I have nothing new to add. I lived there between September 2004 and December 2007, my tenure framed by two big Red Sox wins. Sport was casually central to my life there; I spent countless hours in the gym or at my boyfriend's tennis matches or studying against the backdrop of televised baseball games. I used to hang around on marathon Monday, watching the post-race runners all wrapped up in silver blankets. I watched them eat, drink, laugh, cry, vomit, hug: messy, noisy, leaky enactments of humanness. I used to think they were pretty stupid, actually: who would want to do that to their body, to train it and test it like that? But I admired them, too, more than I care to admit.
I used to run in the city myself. One hot summer I lived alone in a cramped apartment near Fenway, across from the Fens and Clemente Field, where there always seemed to be people playing cricket (I'd never seen anyone play cricket before that summer). When it wasn't so oppressively humid that I couldn't stand to be outside I'd run around the track, or else through the shaded park - often at dusk, when everything was blushing pink. Once, running stupidly at midday, when the heat was at its worst, I was struck in the side of the head by a passing bird, which left a smattering of down feathers smeared across my cheek; I was revolted and cut the run short to return home and shower. Another time, I was wearing a grey Harvard t-shirt that someone had bought for me and a man shouted as I ran past, "you don't go to Harvard!", and he was right, I didn't, and I hated that he could tell, or that he'd made a lucky guess. When I played volleyball we used to have dawn workouts, running circuits around the Boston Common, falling to our backs on the damp grass and doing sit-ups, followed by squats, followed by this or that, admiring the serene old men doing Tai Chi while we sweated and struggled for breath. When I lived in Kenmore Square I used to run down Beacon Street or Comm Ave, up Beacon Hill, just seeing where things took me, finding convoluted ways to lengthen the route. I liked this run because I could do it in the dark, and it was heaven on a cold late-October night, with the smell of decaying leaves and smoke heavy in the air, and a warm glow coming from the kinds of Back Bay townhouses I dreamed of someday inhabiting but knew, deep down, I never would.

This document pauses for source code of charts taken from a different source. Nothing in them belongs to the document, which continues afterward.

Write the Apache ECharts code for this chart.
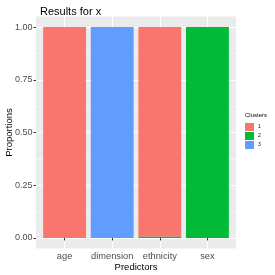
<!DOCTYPE html>
<html>
<head>
<meta charset="utf-8">
<script src="https://cdn.jsdelivr.net/npm/echarts@6/dist/echarts.min.js"></script>
<style>html,body{margin:0;padding:0;background:#fff}#c{width:275px;height:275px}</style>
</head>
<body>
<div id="c"></div>
<script>
var categories = ['age', 'dimension', 'ethnicity', 'sex'];
var clusters = ['1', '2', '3'];
var cluster1 = [1, 0, 0.993, 0];
var cluster2 = [0, 0, 0.007, 1];
var cluster3 = [0, 1, 0, 0];
var yTicks = [0, 0.25, 0.5, 0.75, 1];
var yMinor = [0.125, 0.375, 0.625, 0.875];
var xPositions = [1, 2, 3, 4];
var colors = {'1': '#F8766D', '2': '#00BA38', '3': '#619CFF'};

var font = 'Liberation Sans, Arial, sans-serif';
var seriesData = {'1': cluster1, '2': cluster2, '3': cluster3};
var order = ['3', '2', '1'];
var series = order.map(function (k) {
  return {
    name: k, type: 'bar', stack: 'all', barWidth: '90%',
    xAxisIndex: 1, yAxisIndex: 2,
    itemStyle: { color: colors[k] },
    data: seriesData[k],
    silent: true
  };
});

var panelLeft = 36, panelWidth = 200, panelTop = 16.5, panelBottom = 26.5;
var unit = panelWidth / 4.2;
var barLeft = panelLeft + 0.1 * unit;
var barWidthAll = 4 * unit;

var chart = echarts.init(document.getElementById('c'), null, { renderer: 'canvas' });
chart.setOption({
  animation: false,
  textStyle: { fontFamily: font },
  title: {
    text: 'Results for x', left: 35, top: 1,
    textStyle: { fontSize: 11, fontWeight: 'normal', color: '#000', fontFamily: font }
  },
  grid: [{
    left: panelLeft, width: panelWidth, top: panelTop, bottom: panelBottom,
    containLabel: false, outerBoundsMode: 'none',
    show: true, backgroundColor: '#EBEBEB', borderWidth: 0
  }, {
    left: barLeft, width: barWidthAll, top: panelTop, bottom: panelBottom,
    containLabel: false, outerBoundsMode: 'none', show: false
  }],
  legend: {
    data: clusters, orient: 'vertical', left: 245, top: 123,
    itemWidth: 9, itemHeight: 8, itemGap: 1, icon: 'rect',
    textStyle: { fontSize: 5, color: '#000', fontFamily: font, padding: [0, 0, 0, -1] },
    selectedMode: false, padding: 0
  },
  graphic: [{
    type: 'text', left: 245, top: 112,
    style: { text: 'Clusters', fontSize: 6, fill: '#000', fontFamily: font }
  }],
  xAxis: [{
    gridIndex: 0, type: 'value', min: 0.4, max: 4.6,
    name: 'Predictors', nameLocation: 'middle', nameGap: 14, nameMoveOverlap: false,
    nameTextStyle: { fontSize: 9.5, color: '#000', fontFamily: font },
    axisLine: { show: false },
    axisTick: { show: true, length: 2.5, lineStyle: { color: '#333' }, customValues: xPositions },
    axisLabel: {
      color: '#4D4D4D', fontSize: 9.3, margin: 3.5, fontFamily: font,
      customValues: xPositions,
      formatter: function (v) { return categories[Math.round(v) - 1] || ''; }
    },
    splitLine: { show: true, lineStyle: { color: '#fff', width: 1 } }
  }, {
    gridIndex: 1, type: 'category', data: categories,
    axisLine: { show: false }, axisTick: { show: false }, axisLabel: { show: false },
    splitLine: { show: false }
  }],
  yAxis: [{
    gridIndex: 0, type: 'value', min: -0.05, max: 1.05,
    name: 'Proportions', nameLocation: 'middle', nameGap: 22, nameMoveOverlap: false,
    nameTextStyle: { fontSize: 9.5, color: '#000', fontFamily: font },
    axisLine: { show: false },
    axisTick: { show: true, length: 2.5, lineStyle: { color: '#333' }, customValues: yTicks },
    axisLabel: {
      color: '#4D4D4D', fontSize: 9, margin: 3.5, fontFamily: font,
      customValues: yTicks,
      formatter: function (v) { return v.toFixed(2); }
    },
    splitLine: { show: true, lineStyle: { color: '#fff', width: 1 } }
  }, {
    gridIndex: 0, type: 'value', min: -0.05, max: 1.05, position: 'left',
    axisLine: { show: false }, axisLabel: { show: false },
    axisTick: { show: false, customValues: yMinor },
    splitLine: { show: true, lineStyle: { color: '#fff', width: 0.5 } }
  }, {
    gridIndex: 1, type: 'value', min: -0.05, max: 1.05,
    axisLine: { show: false }, axisLabel: { show: false }, axisTick: { show: false },
    splitLine: { show: false }
  }],
  series: series
});
</script>
</body>
</html>
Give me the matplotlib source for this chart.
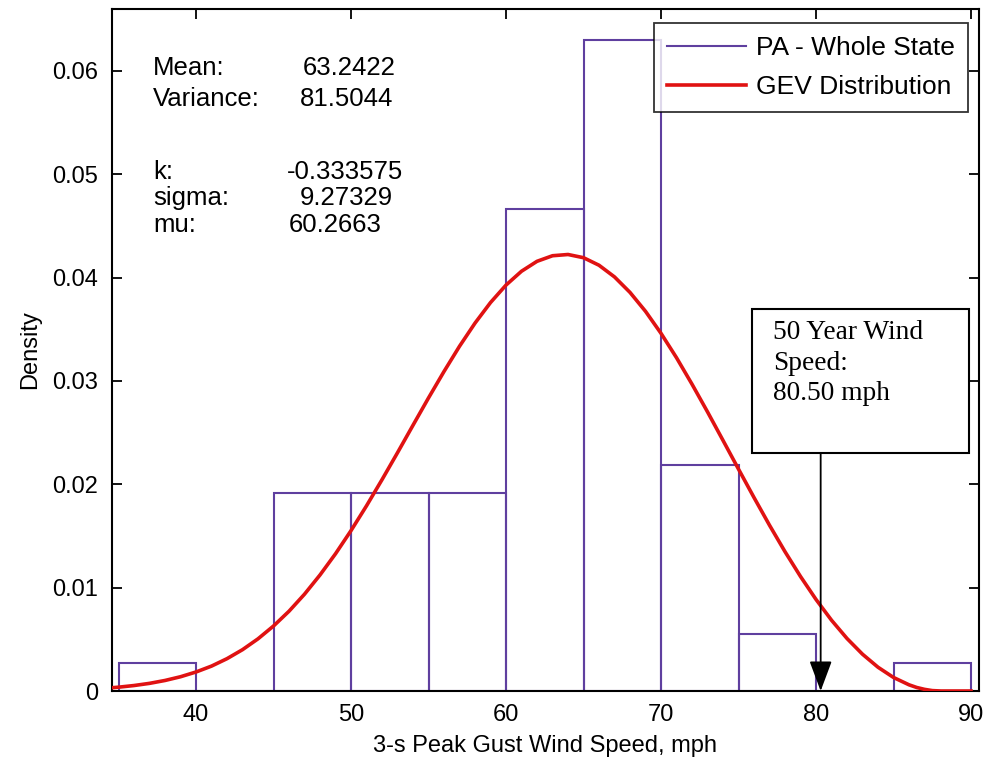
import matplotlib.pyplot as plt
from matplotlib.patches import Rectangle

plt.rcParams['font.family'] = ['Liberation Sans', 'DejaVu Sans']

# histogram (bin width 5 mph), density values
bin_left = [35, 40, 45, 50, 55, 60, 65, 70, 75, 80, 85]
density = [0.00274, 0.0, 0.0192, 0.0192, 0.0192, 0.0466, 0.0630, 0.0219, 0.00548, 0.0, 0.00274]
bin_width = 5

# fitted GEV curve
gev_x = [34.6, 35, 36, 37, 38, 39, 40, 41, 42, 43, 44, 45, 46, 47, 48, 49, 50,
         51, 52, 53, 54, 55, 56, 57, 58, 59, 60, 61, 62, 63, 64, 65, 66, 67, 68,
         69, 70, 71, 72, 73, 74, 75, 76, 77, 78, 79, 80, 81, 82, 83, 84, 85, 86,
         86.5, 87, 87.5, 88.07, 90]
gev_y = [0.00032, 0.00037, 0.00053, 0.00074, 0.00102, 0.00138, 0.00184, 0.00241,
         0.00313, 0.00400, 0.00505, 0.00629, 0.00772, 0.00937, 0.01123, 0.01328,
         0.01552, 0.01792, 0.02045, 0.02306, 0.02572, 0.02836, 0.03092, 0.03336,
         0.03560, 0.03759, 0.03928, 0.04062, 0.04158, 0.04212, 0.04224, 0.04193,
         0.04120, 0.04007, 0.03857, 0.03674, 0.03461, 0.03225, 0.02969, 0.02701,
         0.02425, 0.02147, 0.01872, 0.01604, 0.01348, 0.01108, 0.00886, 0.00685,
         0.00508, 0.00356, 0.00230, 0.00131, 0.00060, 0.00034, 0.00016, 0.00004,
         0.0, 0.0]

stat_labels = ['Mean:', 'Variance:', 'k:', 'sigma:', 'mu:']
stat_values = ['63.2422', '81.5044', '-0.333575', '9.27329', '60.2663']
stat_rows_px = [68, 99, 172, 198, 225]
stat_value_px = [303, 300, 287, 300, 289]

wind_50yr = 80.3
note_text = '50 Year Wind\nSpeed:\n80.50 mph'

purple = '#5f3f9f'
red = '#e01212'

fig = plt.figure(figsize=(9.84, 7.66), dpi=100)
ax = fig.add_axes([0.1135, 0.0979, 0.8815, 0.8904])

for i in range(len(bin_left)):
    ax.add_patch(Rectangle((bin_left[i], 0), bin_width, density[i], fill=False,
                           edgecolor=purple, lw=1.5, zorder=2))
ax.plot([], [], color=purple, lw=1.5, label='PA - Whole State')
ax.plot(gev_x, gev_y, color=red, lw=2.6, label='GEV Distribution', zorder=3)

ax.set_xlim(34.56, 90.52)
ax.set_ylim(0, 0.066)
ax.set_xticks([40, 50, 60, 70, 80, 90])
ax.set_yticks([0, 0.01, 0.02, 0.03, 0.04, 0.05, 0.06])
ax.set_yticklabels(['0', '0.01', '0.02', '0.03', '0.04', '0.05', '0.06'])
ax.tick_params(direction='in', length=7, width=1.3, labelsize=17,
               top=True, right=True)
ax.tick_params(axis='y', pad=10)
ax.tick_params(axis='x', pad=9)
for s in ax.spines.values():
    s.set_linewidth(1.5)

ax.set_xlabel('3-s Peak Gust Wind Speed, mph', fontsize=17, labelpad=7)
ax.set_ylabel('Density', fontsize=17, labelpad=8)

# stats text, placed in pixel positions of the original figure
def px_to_data(px, py):
    return 34.56 + (px - 111.7) / 15.5, (691 - py) / 10333.0

for lab, val, ry, vx in zip(stat_labels, stat_values, stat_rows_px, stat_value_px):
    x0, y0 = px_to_data(153, ry)
    x1, _ = px_to_data(vx, ry)
    ax.text(x0, y0, lab, fontsize=18.5, va='center', ha='left')
    ax.text(x1, y0, val, fontsize=18.5, va='center', ha='left')

leg = ax.legend(loc='upper right', bbox_to_anchor=(0.987, 0.979), fontsize=19,
                frameon=True, fancybox=False, handlelength=3.0, handletextpad=0.35,
                labelspacing=0.55, borderpad=0.5, borderaxespad=0)
leg.get_frame().set_edgecolor('black')
leg.get_frame().set_linewidth(1.3)

# 50 year wind speed call-out
bx0, by0 = px_to_data(752, 453)
bx1, by1 = px_to_data(969, 309)
ax.add_patch(Rectangle((bx0, by0), bx1 - bx0, by1 - by0, facecolor='white',
                       edgecolor='black', lw=1.5, zorder=5))
tx, ty = px_to_data(773, 320)
ax.text(tx, ty, note_text, family=['Liberation Serif', 'DejaVu Serif'], fontsize=19.7,
        va='top', ha='left', zorder=6, linespacing=1.3)
ax.annotate('', xy=(wind_50yr, 0), xytext=(wind_50yr, by0),
            arrowprops=dict(arrowstyle='-|>,head_length=0.75,head_width=0.28',
                            color='black', lw=1.3, mutation_scale=25,
                            shrinkA=0, shrinkB=0), zorder=6)

fig.savefig('out.png', dpi=100)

Mainly, though, I used to run along the river. I usually just did a nice easy three or four mile loop; I could do it in the mornings before class, or on the weekends, even if I was wickedly hungover and dehydrated, because I was still so young that my body hadn't yet learned to protect itself from its own abuse. There was something pleasurable about doing that run when I was hungover, actually: it made me feel unreasonably defiant and able.
It was only a few months ago that I first encountered this passage, from Murakami's What I Talk About When I Talk About Running:
As I'm leisurely jogging along the Charles River, girls who look to be new Harvard freshmen keep on passing me. Most of these girls are small, slim, have on maroon Harvard-logo outfits, blond hair in a ponytail, and brand-new iPods, and they run like the wind. You can definitely feel a sort of aggressive challenge emanating from them. They seem to be used to passing people, and probably not used to being passed. They all look so bright, so healthy, attractive, and serious, brimming with self-confidence. With their long strides and strong, sharp kicks, it's easy to see that they're typical mid-distance runners, unsuited for long-distance running. They're more mentally cut out for brief runs at at high speed.
He's describing a run he took in October 2005 - so I could have been one of those girls, maybe. Except that I'm not blond, I was not a Harvard freshman, I was not particularly used to passing people, and was fairly used to being passed. Still, I was there then, running then. I tried to run all through the year, but couldn't manage it in the depths of winter, when it was simply too cold to derive any pleasure at all from being outside, and anyhow I liked it best in early Autumn, when the leaves would start to fall and the wind came off the river and made you feel like this really was the prime of your life, anything was possible, anything might happen.
Boston always made me feel like that; it's why I moved there. I didn't care much about what university I attended, or what I studied, for that matter - I just wanted to be there, in that city.
I haven't been back since the winter I graduated. I left in a rush, in the frigid aftermath of a blizzard; my English boyfriend helped me pack up my studio apartment in the North End and ship all of my things to England over the course of a weekend, and I took an uneventful final exam, and handed in my senior thesis, and that was it, I was done. To celebrate our early graduation, some friends and I took a cheap bottle of bubbly down to the Boston Common and drank it waiting in line to go ice skating; a few days later we all left the city for good, or for now. But we are of it; it remains.